-- Begin --

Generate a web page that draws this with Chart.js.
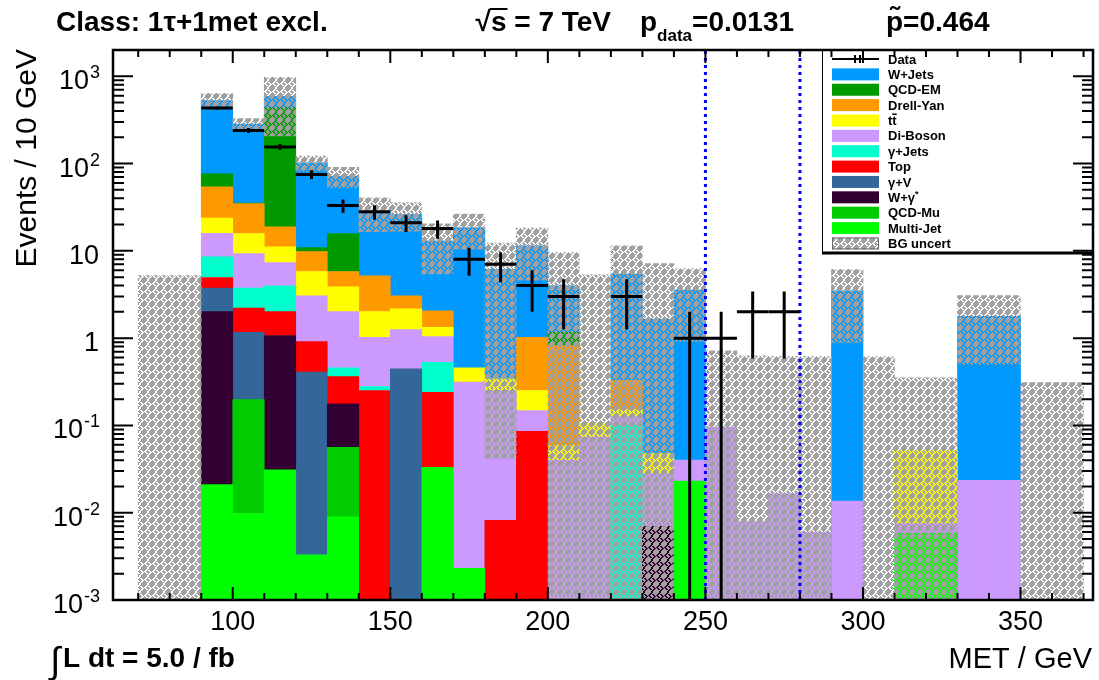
<!DOCTYPE html>
<html>
<head>
<meta charset="utf-8">
<script src="https://cdn.jsdelivr.net/npm/chart.js@4.4.1/dist/chart.umd.min.js"></script>
<style>
    html, body { margin: 0; padding: 0; background: #fff; }
    #wrap { width: 1099px; height: 680px; position: relative; }
</style>
</head>
<body>
<div id="wrap"><canvas id="met"></canvas></div>
<script>
// bins: 10 GeV wide, centres from 75 to 365 GeV
const binCenters = [75, 85, 95, 105, 115, 125, 135, 145, 155, 165, 175, 185, 195, 205, 215,
                    225, 235, 245, 255, 265, 275, 285, 295, 305, 315, 325, 335, 345, 355, 365];
const binWidth = 10;
const xTicks = [70, 80, 90, 100, 110, 120, 130, 140, 150, 160, 170, 180, 190, 200, 210, 220,
                230, 240, 250, 260, 270, 280, 290, 300, 310, 320, 330, 340, 350, 360, 370];
const xLabels = [100, 150, 200, 250, 300, 350];
const yDecades = [-3, -2, -1, 0, 1, 2, 3];
const cutLines = [250, 280];

// background processes, stacked from the bottom up
const multiJet   = [0, 0, 0.021, 0.0098, 0.031, 0.0033, 0.009, 0, 0, 0.033, 0.0023, 0, 0, 0, 0, 0, 0, 0.023, 0, 0, 0, 0, 0, 0, 0.0058, 0.0058, 0, 0, 0, 0];
const qcdMu      = [0, 0, 0, 0.188, 0, 0, 0.047, 0, 0, 0, 0, 0, 0, 0, 0, 0, 0, 0, 0, 0, 0, 0, 0, 0, 0, 0, 0, 0, 0, 0];
const wGammaStar = [0, 0, 1.99, 0, 1.04, 0, 0.121, 0, 0, 0, 0, 0, 0, 0, 0, 0, 0.007, 0, 0, 0, 0, 0, 0, 0, 0, 0, 0, 0, 0, 0];
const gammaV     = [0, 0, 1.74, 0.967, 0, 0.404, 0, 0, 0.445, 0, 0, 0, 0, 0, 0, 0, 0, 0, 0, 0, 0, 0, 0, 0, 0, 0, 0, 0, 0, 0];
const topQ       = [0, 0, 1.2, 1.045, 0.94, 0.505, 0.186, 0.251, 0, 0.207, 0, 0.0082, 0.0854, 0, 0, 0, 0, 0, 0, 0, 0, 0, 0, 0, 0, 0, 0, 0, 0, 0];
const gammaJets  = [0, 0, 3.59, 1.54, 1.97, 0, 0.093, 0.028, 0, 0.289, 0, 0, 0, 0, 0, 0.1, 0, 0, 0, 0, 0, 0, 0, 0, 0, 0, 0, 0, 0, 0];
const diBoson    = [0, 0, 7.36, 5.56, 3.37, 2.15, 1.56, 0.74, 0.805, 0.51, 0.311, 0.243, 0.063, 0.0398, 0.0735, 0.027, 0.021, 0.017, 0.096, 0.0079, 0.0166, 0.006, 0.0136, 0, 0.0017, 0.0017, 0.0235, 0.0235, 0, 0];
const ttbar      = [0, 0, 7.9, 6.49, 3.75, 2.74, 1.86, 1.0, 0.91, 0.29, 0.143, 0.091, 0.103, 0.019, 0.032, 0.024, 0.0195, 0, 0, 0, 0, 0, 0, 0, 0.044, 0.044, 0, 0, 0, 0];
const drellYan   = [0, 0, 30.5, 18.9, 7.8, 4.02, 1.92, 3.16, 0.9, 0.73, 0, 0, 0.77, 0.762, 0, 0.176, 0, 0, 0, 0, 0, 0, 0, 0, 0, 0, 0, 0, 0, 0];
const qcdEm      = [0, 0, 22.1, 0.5, 415, 1.08, 10.0, 0, 0, 0, 0, 0, 0, 0.344, 0, 0, 0, 0, 0, 0, 0, 0, 0, 0, 0, 0, 0, 0, 0, 0];
const wJets      = [0, 0, 451, 249, 157, 91, 56, 23.4, 23.2, 10.9, 18.0, 5.8, 10.4, 2.82, 0, 5.09, 1.61, 3.52, 0, 0, 0, 0, 3.48, 0, 0, 0, 1.76, 1.76, 0, 0];
const bgErr      = [5.2, 5.2, 107, 44, 383, 20, 19, 12, 9.5, 7.5, 8, 6.1, 6.8, 5.6, 5.2, 6.0, 5.5, 2.65, 0.62, 0.62, 0.6, 0.61, 2.6, 0.61, 0.3, 0.3, 1.28, 1.28, 0.31, 0.31];
const dataCounts = [0, 0, 434, 240, 155, 75, 33, 28, 21, 18, 8, 7, 4, 3, 0, 3, 0, 1, 1, 2, 2, 0, 0, 0, 0, 0, 0, 0, 0, 0];

const procs = [
    { label: 'Multi-Jet', color: '#00ff00', values: multiJet },
    { label: 'QCD-Mu', color: '#00cc00', values: qcdMu },
    { label: 'W+\u03b3*', color: '#330033', values: wGammaStar },
    { label: '\u03b3+V', color: '#336699', values: gammaV },
    { label: 'Top', color: '#ff0000', values: topQ },
    { label: '\u03b3+Jets', color: '#00ffcc', values: gammaJets },
    { label: 'Di-Boson', color: '#cc99ff', values: diBoson },
    { label: 'tt\u0304', color: '#ffff00', values: ttbar },
    { label: 'Drell-Yan', color: '#ff9900', values: drellYan },
    { label: 'QCD-EM', color: '#009900', values: qcdEm },
    { label: 'W+Jets', color: '#0099ff', values: wJets }
];

const xMin = 62, xMax = 373, yMin = 1e-3, yMax = 2000;
const FONT = '"Liberation Sans", Arial, Helvetica, sans-serif';

// grey swirl hatch used for the background uncertainty
function makeHatch() {
    const rows = [
        "###..###",
        "##..####",
        "#..#..##",
        "..###..#",
        "#..###..",
        "##..#..#",
        "####..##",
        "###..###",
    ];
    const c = document.createElement('canvas');
    c.width = 8; c.height = 8;
    const g = c.getContext('2d');
    g.fillStyle = '#a0a0a0';
    rows.forEach((r, j) => {
        for (let i = 0; i < 8; i++) if (r[i] === '#') g.fillRect(i, j, 1, 1);
    });
    return g.createPattern(c, 'repeat');
}
const hatch = makeHatch();

const totals = binCenters.map((_, i) => procs.reduce((s, p) => s + p.values[i], 0));

const datasets = procs.map(p => ({
    label: p.label,
    data: p.values.map((v, i) => ({ x: binCenters[i], y: v })),
    backgroundColor: p.color,
    borderWidth: 0,
    grouped: false,
    barPercentage: 1,
    categoryPercentage: 1,
    stack: 'bg'
}));
datasets.push({
    label: 'BG uncert',
    data: totals.map((t, i) => ({ x: binCenters[i], y: [Math.max(t - bgErr[i], 1e-4), t + bgErr[i]] })),
    backgroundColor: hatch,
    borderWidth: 0,
    grouped: false,
    barPercentage: 1,
    categoryPercentage: 1,
    stack: 'unc',
    order: -1
});

function supText(ctx, base, sup, xRight, yBase, size, supSize) {
    ctx.font = size + 'px ' + FONT;
    const wb = ctx.measureText(base).width;
    ctx.font = supSize + 'px ' + FONT;
    const ws = sup ? ctx.measureText(sup).width + 1 : 0;
    const x0 = xRight - wb - ws;
    ctx.font = size + 'px ' + FONT;
    ctx.fillText(base, x0, yBase);
    if (sup) {
        ctx.font = supSize + 'px ' + FONT;
        ctx.fillText(sup, x0 + wb + 1, yBase - 11);
    }
}

const rootStyle = {
    id: 'rootStyle',
    afterDatasetsDraw(chart) {
        const { ctx, chartArea: a, scales } = chart;
        const xs = scales.x, ys = scales.y;
        ctx.save();

        // cut lines
        ctx.strokeStyle = '#0000ff';
        ctx.lineWidth = 3;
        ctx.setLineDash([3, 4]);
        cutLines.forEach(v => {
            const px = xs.getPixelForValue(v);
            ctx.beginPath();
            ctx.moveTo(px, a.bottom);
            ctx.lineTo(px, a.top);
            ctx.stroke();
        });
        ctx.setLineDash([]);

        // data with poisson errors
        ctx.strokeStyle = '#000';
        ctx.lineWidth = 3;
        dataCounts.forEach((n, i) => {
            if (!n) return;
            const c = binCenters[i];
            const xl = xs.getPixelForValue(c - binWidth / 2);
            const xr = xs.getPixelForValue(c + binWidth / 2);
            const xc = xs.getPixelForValue(c);
            const yc = ys.getPixelForValue(n);
            const e = Math.sqrt(n);
            const yHi = ys.getPixelForValue(n + e);
            const yLo = n - e > yMin ? ys.getPixelForValue(n - e) : a.bottom;
            ctx.beginPath();
            ctx.moveTo(xl, yc); ctx.lineTo(xr, yc);
            ctx.moveTo(xc, yHi); ctx.lineTo(xc, yLo);
            ctx.stroke();
        });

        // legend
        const lx = 822, ly = a.top, lw = a.right - lx, lh = 202;
        ctx.fillStyle = '#fff';
        ctx.fillRect(lx, ly, lw, lh);
        ctx.strokeStyle = '#000';
        ctx.lineWidth = 1;
        ctx.strokeRect(lx + 0.5, ly + 0.5, lw, lh);
        ctx.lineWidth = 3;
        ctx.beginPath(); ctx.moveTo(lx, ly + lh + 1); ctx.lineTo(a.right, ly + lh + 1); ctx.stroke();

        const entries = [{ label: 'Data', kind: 'data' }]
            .concat(procs.slice().reverse().map(p => ({ label: p.label, color: p.color })))
            .concat([{ label: 'BG uncert', kind: 'unc' }]);
        ctx.textBaseline = 'middle';
        ctx.textAlign = 'left';
        entries.forEach((en, k) => {
            const cy = 59 + k * 15.37;
            if (en.kind === 'data') {
                ctx.strokeStyle = '#000';
                ctx.lineWidth = 2;
                ctx.beginPath();
                ctx.moveTo(832, cy); ctx.lineTo(879, cy);
                ctx.moveTo(855, cy - 4); ctx.lineTo(855, cy + 4);
                ctx.moveTo(860, cy - 4); ctx.lineTo(860, cy + 4);
                ctx.stroke();
            } else if (en.kind === 'unc') {
                ctx.fillStyle = hatch;
                ctx.fillRect(832, cy - 6, 47, 12);
                ctx.strokeStyle = '#666';
                ctx.lineWidth = 1;
                ctx.strokeRect(832.5, cy - 5.5, 46, 11);
            } else {
                ctx.fillStyle = en.color;
                ctx.fillRect(832, cy - 6, 47, 12);
            }
            ctx.fillStyle = '#000';
            ctx.font = 'bold 13px ' + FONT;
            if (en.label === 'W+\u03b3*') {
                ctx.fillText('W+\u03b3', 888, cy + 1);
                const w = ctx.measureText('W+\u03b3').width;
                ctx.font = 'bold 9px ' + FONT;
                ctx.fillText('*', 888 + w, cy - 3);
            } else if (en.label === 'tt\u0304') {
                ctx.fillText('tt', 888, cy + 1);
                const w1 = ctx.measureText('t').width, w2 = ctx.measureText('tt').width;
                ctx.fillRect(888 + w1, cy - 7, w2 - w1, 1.5);
            } else {
                ctx.fillText(en.label, 888, cy + 1);
            }
        });

        // frame
        ctx.strokeStyle = '#000';
        ctx.lineWidth = 2.5;
        ctx.strokeRect(a.left, a.top, a.right - a.left, a.bottom - a.top);

        // ticks
        ctx.lineWidth = 2;
        ctx.beginPath();
        xs.ticks.forEach(t => {
            const px = xs.getPixelForValue(t.value);
            const len = t.value % 50 === 0 ? 13 : 7;
            ctx.moveTo(px, a.bottom); ctx.lineTo(px, a.bottom - len);
            ctx.moveTo(px, a.top); ctx.lineTo(px, a.top + len);
        });
        yDecades.forEach(d => {
            for (let m = 1; m <= 9; m++) {
                const v = m * Math.pow(10, d);
                if (v > yMax) break;
                const py = ys.getPixelForValue(v);
                const len = m === 1 ? 20 : 11;
                ctx.moveTo(a.left, py); ctx.lineTo(a.left + len, py);
                ctx.moveTo(a.right, py); ctx.lineTo(a.right - len, py);
            }
        });
        ctx.stroke();

        // tick labels
        ctx.fillStyle = '#000';
        ctx.textBaseline = 'alphabetic';
        ctx.textAlign = 'center';
        ctx.font = '27px ' + FONT;
        xLabels.forEach(v => ctx.fillText(String(v), xs.getPixelForValue(v), 630));
        ctx.textAlign = 'left';
        yDecades.forEach(d => {
            const py = ys.getPixelForValue(Math.pow(10, d));
            if (d === 0) supText(ctx, '1', '', 99, py + 13, 27, 18);
            else if (d === 1) supText(ctx, '10', '', 99, py + 13, 27, 18);
            else supText(ctx, '10', String(d), 100, py + 13, 27, 18);
        });

        // axis titles
        ctx.textAlign = 'right';
        ctx.font = '29px ' + FONT;
        ctx.fillText('MET / GeV', 1092, 668);
        ctx.font = '30px ' + FONT;
        ctx.save();
        ctx.translate(36, 49);
        ctx.rotate(-Math.PI / 2);
        ctx.fillText('Events / 10 GeV', 0, 0);
        ctx.restore();

        // luminosity
        ctx.textAlign = 'left';
        ctx.font = '37px ' + FONT;
        ctx.fillText('\u222b', 50, 673);
        ctx.font = 'bold 28px ' + FONT;
        ctx.fillText('L dt = 5.0 / fb', 63, 667);

        // header
        ctx.font = 'bold 28px ' + FONT;
        ctx.fillText('Class: 1\u03c4+1met excl.', 56, 31);
        const rest = 's = 7 TeV';
        const wRest = ctx.measureText(rest).width;
        const wr = ctx.measureText('\u221a').width;
        const sx = 611 - wRest - wr;
        ctx.fillText('\u221a', sx, 31);
        ctx.fillText(rest, sx + wr, 31);
        const ws = ctx.measureText('s').width;
        ctx.fillRect(sx + wr - 1, 8, ws + 2, 2);
        const px0 = 640;
        ctx.fillText('p', px0, 31);
        const wp = ctx.measureText('p').width;
        ctx.font = 'bold 17px ' + FONT;
        ctx.fillText('data', px0 + wp, 41);
        const wd = ctx.measureText('data').width;
        ctx.font = 'bold 28px ' + FONT;
        ctx.fillText('=0.0131', px0 + wp + wd, 31);
        const tx = 886;
        ctx.fillText('p', tx, 31);
        ctx.textAlign = 'center';
        ctx.fillText('\u02dc', tx + wp / 2, 26);
        ctx.textAlign = 'left';
        ctx.fillText('=0.464', tx + wp, 31);

        ctx.restore();
    }
};

new Chart(document.getElementById('met'), {
    type: 'bar',
    data: { datasets },
    options: {
        responsive: true,
        maintainAspectRatio: false,
        animation: false,
        layout: { padding: { left: 113, right: 6, top: 50, bottom: 80 } },
        plugins: { legend: { display: false }, tooltip: { enabled: false } },
        scales: {
            x: {
                type: 'linear', min: xMin, max: xMax, display: false, offset: false,
                afterBuildTicks: s => { s.ticks = xTicks.map(v => ({ value: v })); }
            },
            y: { type: 'logarithmic', min: yMin, max: yMax, stacked: true, display: false }
        }
    },
    plugins: [rootStyle]
});
</script>
</body>
</html>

-- End --

- _Objective_
Set down again, exactly, the lines of the material above from its first line to the one with "const cutLines = [250, 280];", inclusive. Leave the pictures out.

- _Result_
Generate a web page that draws this with Chart.js.
<!DOCTYPE html>
<html>
<head>
<meta charset="utf-8">
<script src="https://cdn.jsdelivr.net/npm/chart.js@4.4.1/dist/chart.umd.min.js"></script>
<style>
    html, body { margin: 0; padding: 0; background: #fff; }
    #wrap { width: 1099px; height: 680px; position: relative; }
</style>
</head>
<body>
<div id="wrap"><canvas id="met"></canvas></div>
<script>
// bins: 10 GeV wide, centres from 75 to 365 GeV
const binCenters = [75, 85, 95, 105, 115, 125, 135, 145, 155, 165, 175, 185, 195, 205, 215,
                    225, 235, 245, 255, 265, 275, 285, 295, 305, 315, 325, 335, 345, 355, 365];
const binWidth = 10;
const xTicks = [70, 80, 90, 100, 110, 120, 130, 140, 150, 160, 170, 180, 190, 200, 210, 220,
                230, 240, 250, 260, 270, 280, 290, 300, 310, 320, 330, 340, 350, 360, 370];
const xLabels = [100, 150, 200, 250, 300, 350];
const yDecades = [-3, -2, -1, 0, 1, 2, 3];
const cutLines = [250, 280];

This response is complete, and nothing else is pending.